What Is Success To You?
Dr. Sha believes each person has their own perspective on success. In terms of success within the accredited field, there is some data that shows that accredited professionals perform more strategic planning and earn more money overall. Dr. Sha explained how accreditation can lead to a better understanding of the ethical challenge of the public relations field, but that does not necessarily mean they are more successful. If we define being successful as being able to do public relations to its full potential, the accreditation definitely benefits PR practitioners as they are able to be more intentional and strategic, which is basically what public relations is all about. However, Dr. Sha would not necessarily blame accreditation for success. She says, “it just so happens that accredited people earn more money.”
In conclusion, the interview with Dr. Sha was based on her article “Accredited vs. non-accredited: The polarization of practitioners in the public relations profession.” This study was created on the behalf of Universal Accreditation Board to see if accreditation is worth it for people within the field.
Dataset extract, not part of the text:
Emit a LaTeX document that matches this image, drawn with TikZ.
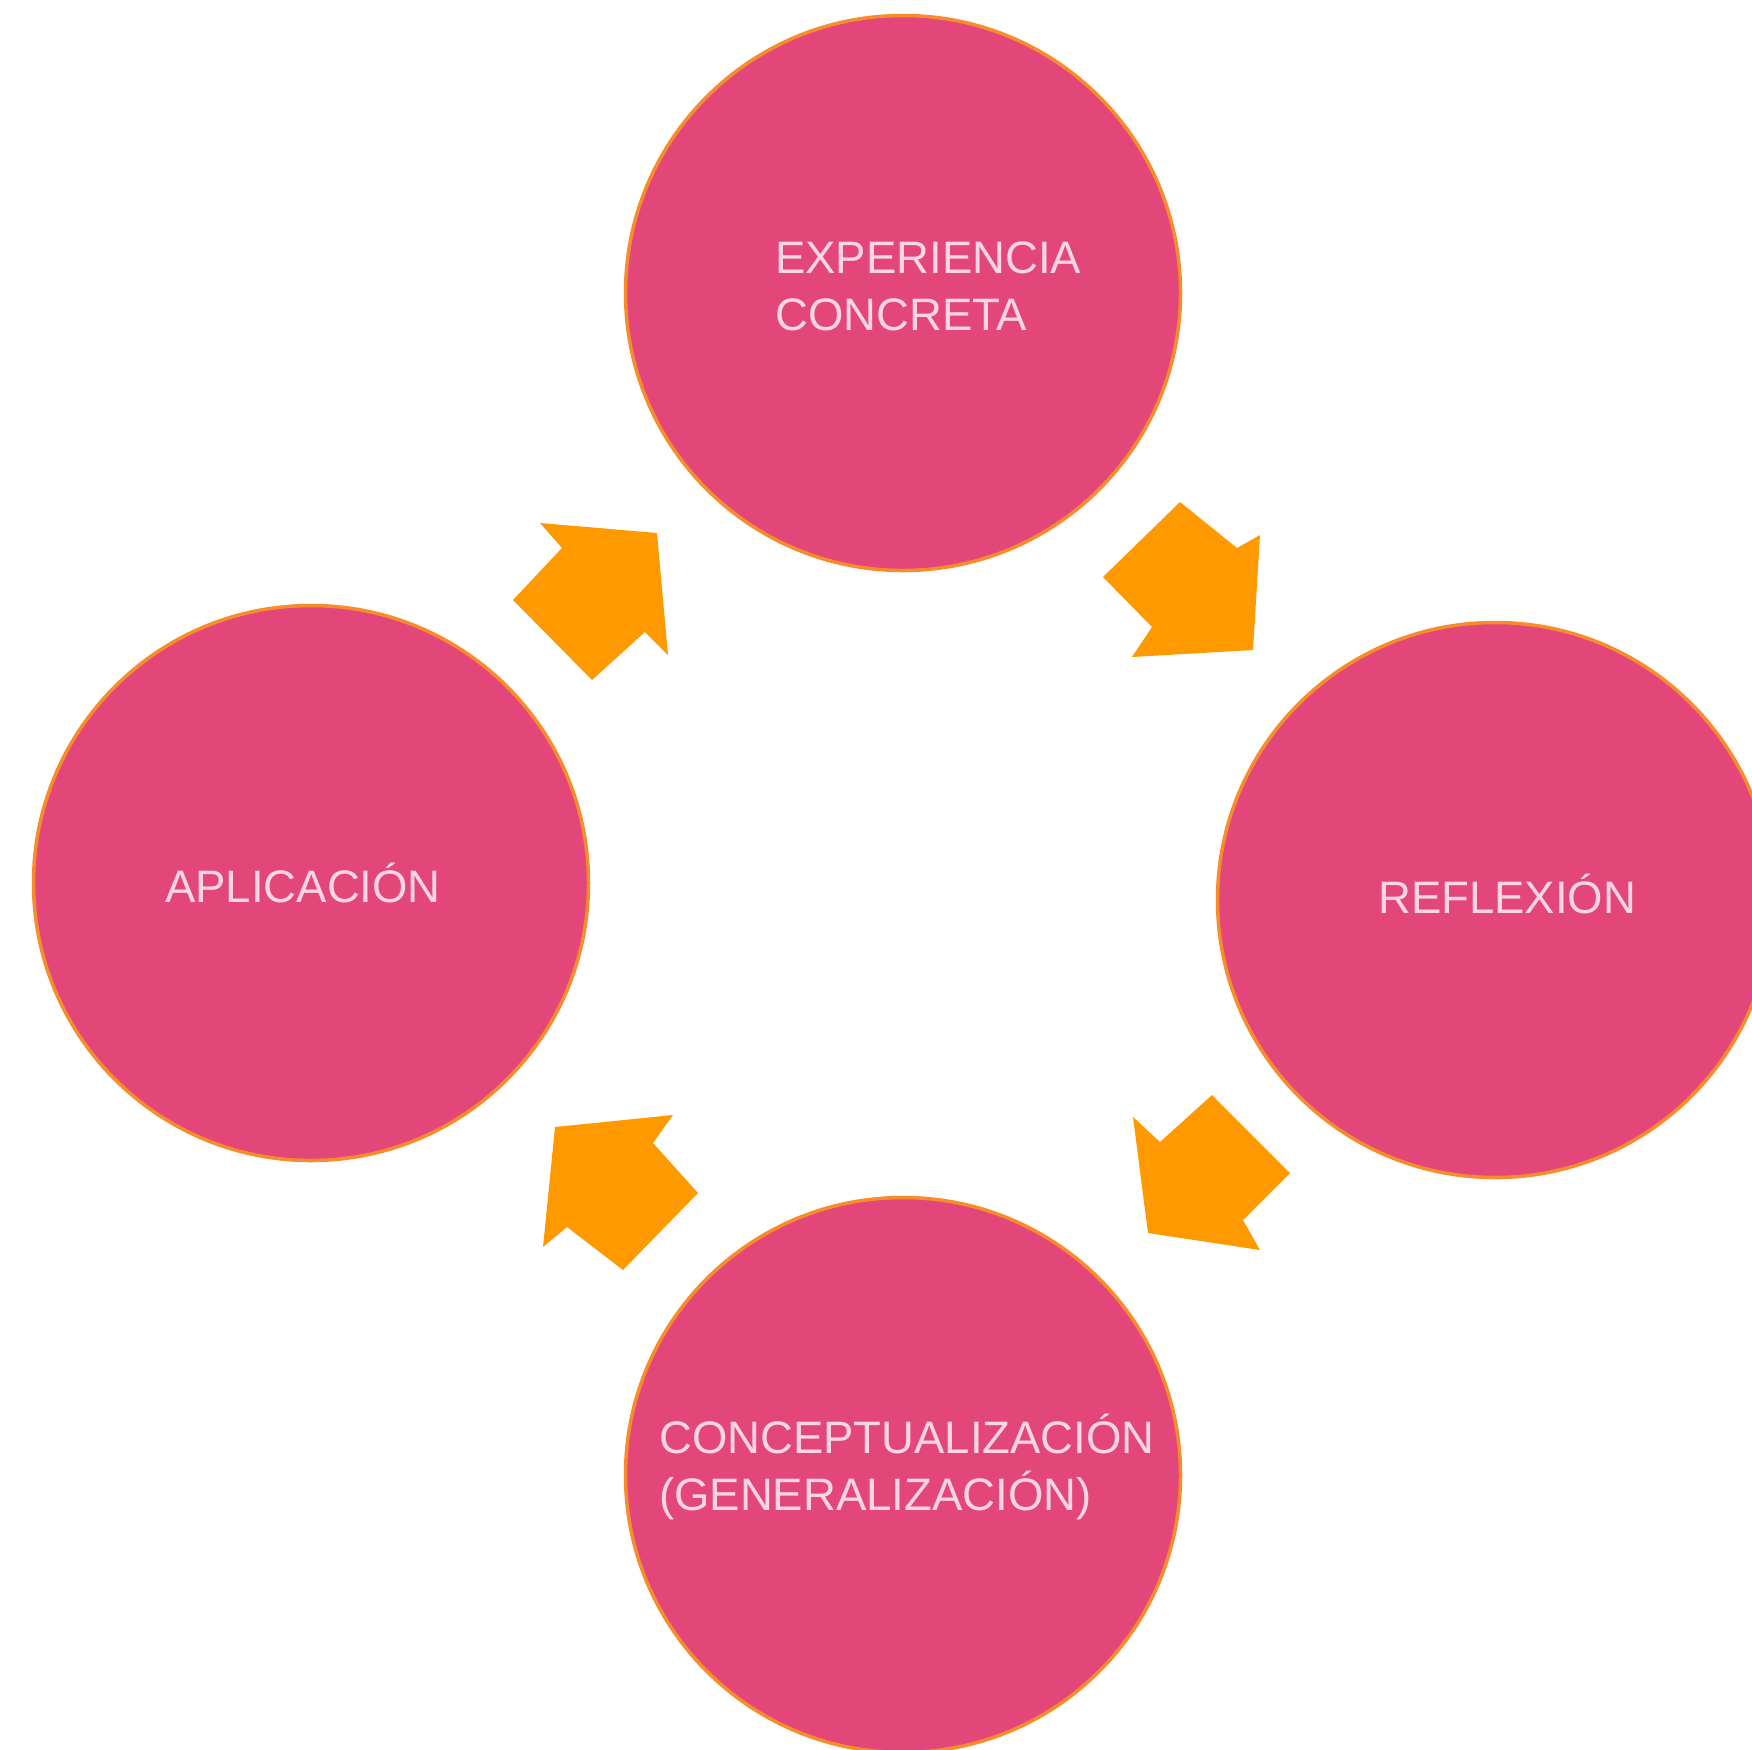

Dr. Sha believes this study was successful because of the 9950 respondents she was able to gain access to through a PRSA member also affiliated with the accreditation board. Based on the research studies show that there is a difference in age, education, and gender between people who have pursued accreditation and those who have not. There also seemed to be a lack of women accredited. Dr. Sha suggests it could be due to lack of time and availability. The main reason for accreditation is to ensure PR practitioner’s credibility and ethical responsibilities within the field. Becoming accredited does not determine an individual’s success; it is possible to have a successful career without obtaining an accreditation.